The statue of Confederate General Robert E. Lee, one of the city’s most famous historical landmarks, was erected in 1890. Civil rights activists and local and state lawmakers, most of them Democrats, have fought for years to have the statue removed, saying its presence causes emotional harm to the city's black residents. Now, after nearly a week of unrest following the death of a black Minneapolis man at the hands of a white police officer, Northam is expected to officially announce the statue's removal Thursday.
It's not yet known when the statue will actually be taken down.
The Lee statue is one of five Confederate monuments along Monument Avenue. The other four commemorate J.E.B. Stuart, Jefferson Davis, Thomas "Stonewall" Jackson, and Confederate Navy officer Matthew Fontaine Maury. Richmond Mayor Levar Stoney announced on Wednesday that he will introduce an ordinance on July 1 to also remove these four statues in addition to the iconic Lee monument.

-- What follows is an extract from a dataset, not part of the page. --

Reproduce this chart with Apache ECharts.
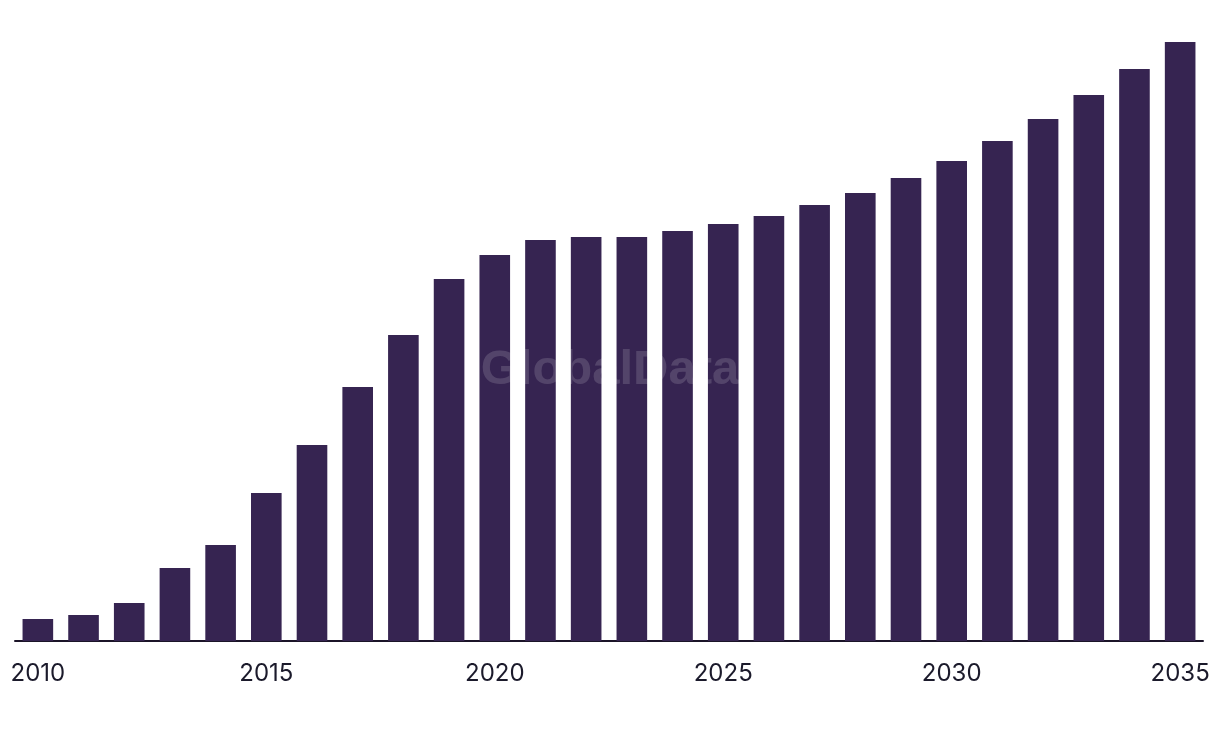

“[T]times have changed, and removing these statues will allow the healing process to begin for so many Black Richmonders and Virginians. Richmond is no longer the Capital of the Confederacy – it is filled with diversity and love for all – and we need to demonstrate that,” Stoney said.
A similar statue of a Confederate soldier in nearby Alexandria, Virginia, was removed by its owners, the United Daughters of the Confederacy, earlier this week.
As for the street itself, neither the governor nor the mayor have announced whether “Monument Avenue” will retain its name once all the monuments are gone.